Seniors benefit from gentle yoga whether on a mat or in a chair

photo by: Kathy Hanks

Susan Rieger leads an Ageless Yoga class on Sept. 20, 2019, at Westside Yoga in Lawrence.

Susan Rieger knows it’s impossible to change a person’s chronological age, but she believes it’s possible to slow down physical aging by practicing yoga.

Connecting mind, body and spirit is essential to a person’s well-being at any age, according to Rieger, who spends a lot of her time teaching gentle yoga classes to many seniors around Lawrence. Whether it’s Yoga for Everybody or Chair Yoga at the Senior Resource Center or Ageless Yoga at several yoga studios around town, Rieger touts the anti-aging benefits of yoga.

One of the benefits that some of her students say they have experienced is an increase in bone density for those suffering from osteoporosis.

“Several have talked about lowered blood pressure, better balance and range of motion,” Rieger said.

She recently had a 93-year-old student who drove herself to class.

Sometimes she’ll get people in their 40s who come to the Ageless Class because they want a gentler workout.

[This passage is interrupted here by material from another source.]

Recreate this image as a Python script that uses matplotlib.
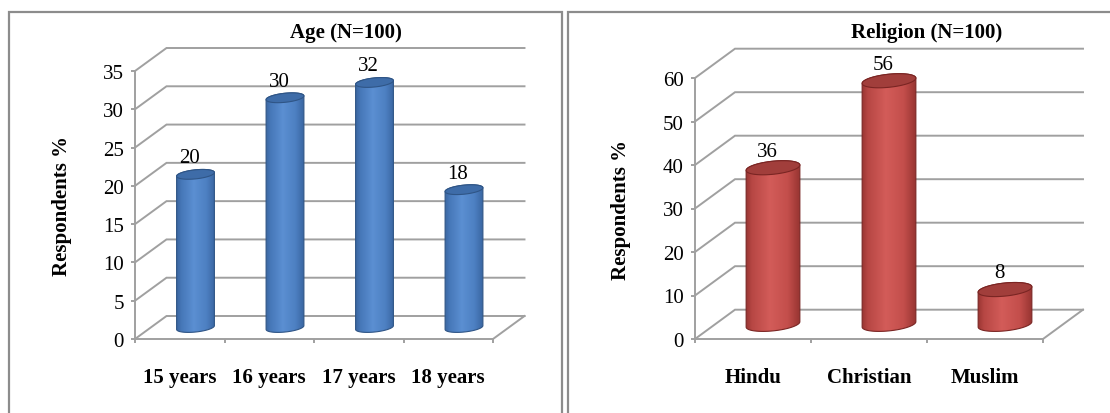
import numpy as np
import matplotlib.pyplot as plt
from matplotlib.colors import LinearSegmentedColormap
from matplotlib.patches import Polygon, Rectangle

plt.rcParams["font.family"] = ["Liberation Serif", "DejaVu Serif"]
plt.rcParams["font.size"] = 15

# data
age_groups = ["15 years", "16 years", "17 years", "18 years"]
age_pct = [20, 30, 32, 18]
age_ticks = [0, 5, 10, 15, 20, 25, 30, 35]

religions = ["Hindu", "Christian", "Muslim"]
religion_pct = [36, 56, 8]
religion_ticks = [0, 10, 20, 30, 40, 50, 60]

W, H = 1110, 414
GRID = "#a0a0a0"

blue_cmap = LinearSegmentedColormap.from_list(
    "cyl_blue", [(0, "#365f96"), (0.15, "#4677b8"), (0.45, "#5b8fd2"),
                 (0.75, "#4d80c2"), (1, "#35609a")])
red_cmap = LinearSegmentedColormap.from_list(
    "cyl_red", [(0, "#8a2d2a"), (0.15, "#b74744"), (0.45, "#d35c59"),
                (0.75, "#c34e4b"), (1, "#8c2e2b")])

fig = plt.figure(figsize=(W / 100, H / 100), dpi=100)


def cylinder(ax, xc, base, val, half_w, half_h, sx, sy, cmap, top_color, edge_color):
    """ one 3-D looking cylinder, sizes in pixels, position in data units """
    rot = np.deg2rad(6)

    def ring(yc, t):
        ex = half_w * np.cos(t)
        ey = half_h * np.sin(t)
        px = ex * np.cos(rot) - ey * np.sin(rot)
        py = ex * np.sin(rot) + ey * np.cos(rot)
        return xc + px / sx, yc + py / sy

    bx, by = ring(base, np.linspace(np.pi, 2 * np.pi, 60))
    tx, ty = ring(base + val, np.linspace(0, np.pi, 60))
    body = Polygon(np.column_stack([np.r_[bx, tx], np.r_[by, ty]]), closed=True,
                   facecolor="none", edgecolor=edge_color, lw=0.8, zorder=4,
                   clip_on=False)
    ax.add_patch(body)

    grad = np.linspace(0, 1, 256)[None, :]
    img = ax.imshow(grad, cmap=cmap, aspect="auto", interpolation="bilinear",
                    extent=[xc - 1.1 * half_w / sx, xc + 1.1 * half_w / sx,
                            base - 2 * half_h / sy, base + val + 2 * half_h / sy],
                    zorder=3)
    img.set_clip_box(None)
    img.set_clip_path(body)

    ex, ey = ring(base + val, np.linspace(0, 2 * np.pi, 120))
    ax.add_patch(Polygon(np.column_stack([ex, ey]), closed=True, facecolor=top_color,
                         edgecolor=edge_color, lw=0.8, zorder=5, clip_on=False))


def panel(box, cats, vals, ticks, depth_px, bar_w, ell_h, cmap, top_color,
          edge_color, title, title_x, ylabel_x):
    x0, x1, y_bot, y_top = box
    ax = fig.add_axes([x0 / W, 1 - y_bot / H, (x1 - x0) / W, (y_bot - y_top) / H])
    n = len(cats)
    ymax = ticks[-1]
    sx = (x1 - x0) / n
    sy = (y_bot - y_top) / ymax
    dx = depth_px[0] / sx
    dy = depth_px[1] / sy

    # side wall diagonals + back wall gridlines
    for v in ticks:
        ax.plot([0, dx, n + dx], [v, v + dy, v + dy], color=GRID, lw=1.4,
                clip_on=False, zorder=1, solid_joinstyle="miter")
    # floor right edge
    ax.plot([n, n + dx], [0, dy], color=GRID, lw=1.4, clip_on=False, zorder=1)

    for i, v in enumerate(vals):
        xc = i + 0.5 + dx / 2
        cylinder(ax, xc, dy / 2, v, bar_w / 2, ell_h / 2, sx, sy, cmap,
                 top_color, edge_color)
        ax.annotate(str(v), (xc, v + dy / 2), xytext=(-4.3, 12),
                    textcoords="offset points", ha="center", va="center",
                    fontsize=15, zorder=6)

    ax.set_xlim(0, n)
    ax.set_ylim(0, ymax)
    ax.patch.set_visible(False)
    for s in ["top", "right"]:
        ax.spines[s].set_visible(False)
    for s in ["left", "bottom"]:
        ax.spines[s].set_color(GRID)
        ax.spines[s].set_linewidth(1.4)

    ax.set_yticks(ticks)
    ax.tick_params(axis="y", length=3, width=1.4, color=GRID, pad=5, labelsize=15)
    ax.set_xticks(range(n + 1))
    ax.set_xticklabels([""] * (n + 1))
    ax.set_xticks([i + 0.5 for i in range(n)], minor=True)
    ax.set_xticklabels(cats, minor=True, fontweight="bold", fontsize=15)
    ax.tick_params(axis="x", which="major", length=3, width=1.4, color=GRID)
    ax.tick_params(axis="x", which="minor", length=0, pad=20)

    ax.set_ylabel("Respondents %", fontweight="bold", fontsize=15)
    ax.yaxis.set_label_coords((ylabel_x + 11 - x0) / (x1 - x0), 0.5)

    ax.text((title_x - x0) / (x1 - x0), (y_bot - 33) / (y_bot - y_top), title,
            transform=ax.transAxes, ha="center", va="center",
            fontweight="bold", fontsize=15)
    return ax


# frames round each chart
fig.add_artist(Rectangle((9 / W, -10 / H), 553 / W, (414 + 10 - 13) / H,
                         transform=fig.transFigure, fill=False,
                         edgecolor="#8c8c8c", lw=1.6))
fig.add_artist(Rectangle((568 / W, -10 / H), 560 / W, (414 + 10 - 13) / H,
                         transform=fig.transFigure, fill=False,
                         edgecolor="#8c8c8c", lw=1.6))

panel((135, 493, 340, 72), age_groups, age_pct, age_ticks, (31.5, 23), 38, 9,
      blue_cmap, "#3e6ca8", "#2f5586", "Age (N=100)", 346, 61)
panel((695, 1043, 340, 79), religions, religion_pct, religion_ticks, (40, 29.3), 54, 13,
      red_cmap, "#a13e3b", "#7a2523", "Religion (N=100)", 927, 620)

fig.savefig("out.png", dpi=100)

“The idea is to die young — as late as possible,” Rieger said, quoting the anthropologist Ashley Montagu.

For more than 35 years Rieger has been practicing yoga. She loves combining her background in clinical social work with dance and yoga. The benefit of movement is huge, even for those enrolled in the chair yoga class, which is designed for people in their 70s and 80s, or people recovering from an injury who can’t get up and down from a yoga mat.

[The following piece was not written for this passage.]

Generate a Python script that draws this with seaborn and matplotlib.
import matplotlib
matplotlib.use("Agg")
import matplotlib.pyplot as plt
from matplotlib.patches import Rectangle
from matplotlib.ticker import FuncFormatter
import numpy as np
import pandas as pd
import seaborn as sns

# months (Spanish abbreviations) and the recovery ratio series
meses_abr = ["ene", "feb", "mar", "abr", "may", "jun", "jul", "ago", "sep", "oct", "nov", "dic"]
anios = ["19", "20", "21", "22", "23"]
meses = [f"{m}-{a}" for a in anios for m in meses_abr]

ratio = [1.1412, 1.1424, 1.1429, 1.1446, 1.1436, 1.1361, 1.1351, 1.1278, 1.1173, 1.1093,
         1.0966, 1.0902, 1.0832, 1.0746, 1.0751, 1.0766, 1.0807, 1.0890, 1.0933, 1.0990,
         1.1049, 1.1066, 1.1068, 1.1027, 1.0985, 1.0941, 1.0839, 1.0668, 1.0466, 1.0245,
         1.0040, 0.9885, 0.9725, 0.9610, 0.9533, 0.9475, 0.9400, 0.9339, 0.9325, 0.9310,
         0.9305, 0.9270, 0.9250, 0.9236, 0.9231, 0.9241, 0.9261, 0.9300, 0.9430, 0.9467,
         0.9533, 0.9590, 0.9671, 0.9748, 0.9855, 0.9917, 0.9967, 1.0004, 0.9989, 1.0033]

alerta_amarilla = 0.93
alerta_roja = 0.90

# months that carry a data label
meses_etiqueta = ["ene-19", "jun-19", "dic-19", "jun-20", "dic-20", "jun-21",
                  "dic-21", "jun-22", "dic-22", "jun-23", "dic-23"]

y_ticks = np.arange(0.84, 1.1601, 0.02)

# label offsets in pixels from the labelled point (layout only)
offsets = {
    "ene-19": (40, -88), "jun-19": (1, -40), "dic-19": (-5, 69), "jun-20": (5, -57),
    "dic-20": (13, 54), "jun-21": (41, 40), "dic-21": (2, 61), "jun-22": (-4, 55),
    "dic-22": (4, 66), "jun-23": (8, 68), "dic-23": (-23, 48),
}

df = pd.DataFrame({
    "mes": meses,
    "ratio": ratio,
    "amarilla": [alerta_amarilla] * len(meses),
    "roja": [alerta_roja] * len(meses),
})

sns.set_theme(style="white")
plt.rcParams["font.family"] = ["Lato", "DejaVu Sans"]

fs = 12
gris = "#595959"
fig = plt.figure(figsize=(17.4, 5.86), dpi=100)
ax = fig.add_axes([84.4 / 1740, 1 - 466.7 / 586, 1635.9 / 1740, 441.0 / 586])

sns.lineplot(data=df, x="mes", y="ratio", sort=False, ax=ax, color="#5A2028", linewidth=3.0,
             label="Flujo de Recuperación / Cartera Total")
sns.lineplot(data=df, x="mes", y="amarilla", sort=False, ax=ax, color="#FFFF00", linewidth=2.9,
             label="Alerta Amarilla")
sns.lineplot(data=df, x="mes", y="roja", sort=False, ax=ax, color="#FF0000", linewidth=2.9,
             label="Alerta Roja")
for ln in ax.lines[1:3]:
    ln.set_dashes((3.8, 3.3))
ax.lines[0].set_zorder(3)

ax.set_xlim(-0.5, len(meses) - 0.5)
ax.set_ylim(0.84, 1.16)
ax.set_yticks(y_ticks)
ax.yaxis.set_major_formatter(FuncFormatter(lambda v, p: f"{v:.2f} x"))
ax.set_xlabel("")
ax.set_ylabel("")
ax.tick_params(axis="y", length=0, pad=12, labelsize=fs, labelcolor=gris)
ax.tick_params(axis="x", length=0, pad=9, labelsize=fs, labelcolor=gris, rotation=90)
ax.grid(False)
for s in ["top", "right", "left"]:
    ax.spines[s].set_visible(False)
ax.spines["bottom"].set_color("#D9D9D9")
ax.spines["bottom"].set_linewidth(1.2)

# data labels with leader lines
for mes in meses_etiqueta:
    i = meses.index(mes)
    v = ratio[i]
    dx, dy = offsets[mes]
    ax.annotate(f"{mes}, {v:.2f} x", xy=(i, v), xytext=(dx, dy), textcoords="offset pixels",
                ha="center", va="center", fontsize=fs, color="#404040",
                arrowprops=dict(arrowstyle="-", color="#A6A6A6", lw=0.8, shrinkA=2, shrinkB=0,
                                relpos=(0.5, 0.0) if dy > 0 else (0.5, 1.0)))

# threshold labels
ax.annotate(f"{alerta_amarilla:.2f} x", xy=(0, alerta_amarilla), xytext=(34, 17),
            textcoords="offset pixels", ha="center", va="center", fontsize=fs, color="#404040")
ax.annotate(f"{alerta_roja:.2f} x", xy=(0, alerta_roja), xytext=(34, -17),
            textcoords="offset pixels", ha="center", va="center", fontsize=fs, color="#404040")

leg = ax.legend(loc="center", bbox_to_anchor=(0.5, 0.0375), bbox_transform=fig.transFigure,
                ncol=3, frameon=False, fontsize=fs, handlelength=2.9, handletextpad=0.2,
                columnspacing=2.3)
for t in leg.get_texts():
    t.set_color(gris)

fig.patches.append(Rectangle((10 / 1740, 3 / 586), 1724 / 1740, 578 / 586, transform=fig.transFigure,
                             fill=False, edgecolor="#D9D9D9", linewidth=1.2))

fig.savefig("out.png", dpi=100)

Whatever class she happens to be offering, Rieger said, it’s important to do a long warm-up of the muscles and joints.

photo by: Kathy Hanks

John Poertner, from left, Susan Rieger, instructor, Nancy Landis and Jeanette Armstrong practice stretches during a Gentle Yoga class at Westside Yoga on Sept. 20, 2019.

Even her students doing the yoga poses sitting side-saddle still experience benefits, such as improved balance. Her classes end with a relaxing technique called savasana.

“It lets the body integrate what they just did and is a nice transition because this relaxed state allows them to head out to the car and still be relaxed,” Rieger said.

Seniors are welcome to drop in and try a class for $12, at Westside Yoga. Ageless Yoga classes are also taught at The Yoga Center of Lawrence.

Rieger is looking forward to her next session on Oct. 8 at the Senior Resource Center of Douglas County, which is now back in the renovated building at 745 Vermont St. They have been meeting in other locations over the past three years during the restoration to the building.

“We have been Gypsies having classes at the Carnegie Building and the Community Building,” Rieger said.